Following the playbook of hard-rock / metal bands of the late '70s and early '80s, Foreigner breached top 40 charts with this "power ballad," by which is meant a soft-rock or adult contemporary ballad performed by a band with a stake in continuing to appear hard and macho, though the song isn't at all. Consider "Beth" by KISS as primary model, or "Love Hurts" by Nazareth. Also note: that's Thomas ("She Blinded My With Science") Dolby on the cascading synthesizer keyboard, which as much as anything makes this song—in the break leading to the chorus, when it wells up into the grinding plodding and impossibly gorgeous doo-dee-doo-dee-doo-dee-doo-dee, etc. Sublime moment. Evidently I was waiting for a song like this because it struck hard. I'm not a Foreigner fan, but "Waiting for a Girl Like You" arrested me totally and completely. If pressed, I would probably still have to categorize it as that most useful and evasive pleasure, the "guilty" one.
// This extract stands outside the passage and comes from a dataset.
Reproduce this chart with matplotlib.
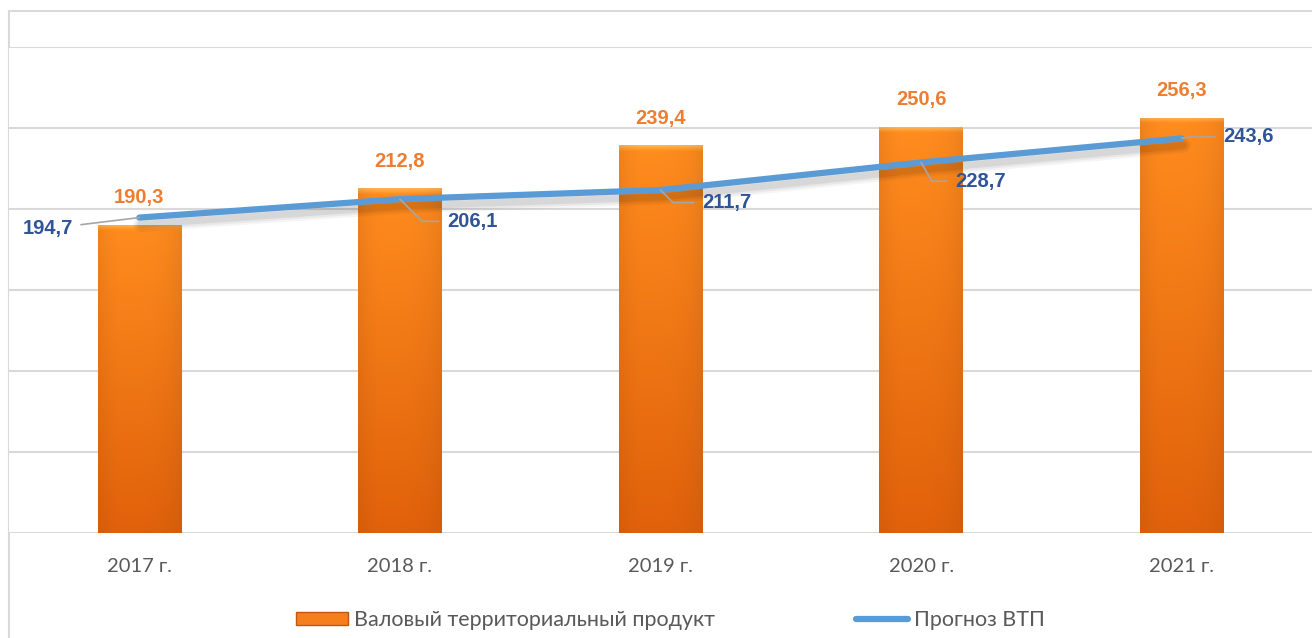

It's certainly a coincidence—I would swear to this—that I had just taken up with a new girlfriend at the time, someone I considered very special (though no one else I knew then, including her, particularly liked this song). It came late in my career as a dedicated follower of top 40, when radio stations in the US were already busy carving up hits across new and different formats. It came creasing out of the radio in the delivery van I was driving at the time, echoing through parking garages where I made my stops, and it never failed to stop me cold, moody, sweltering, and so fine. It still affects me that way. The nights are cold but the song is warm.

1 comment:

  1. As radio-friendly hard rock goes Foreigner are due some respect. Loved their first album and they put together solid collection of greatest hits.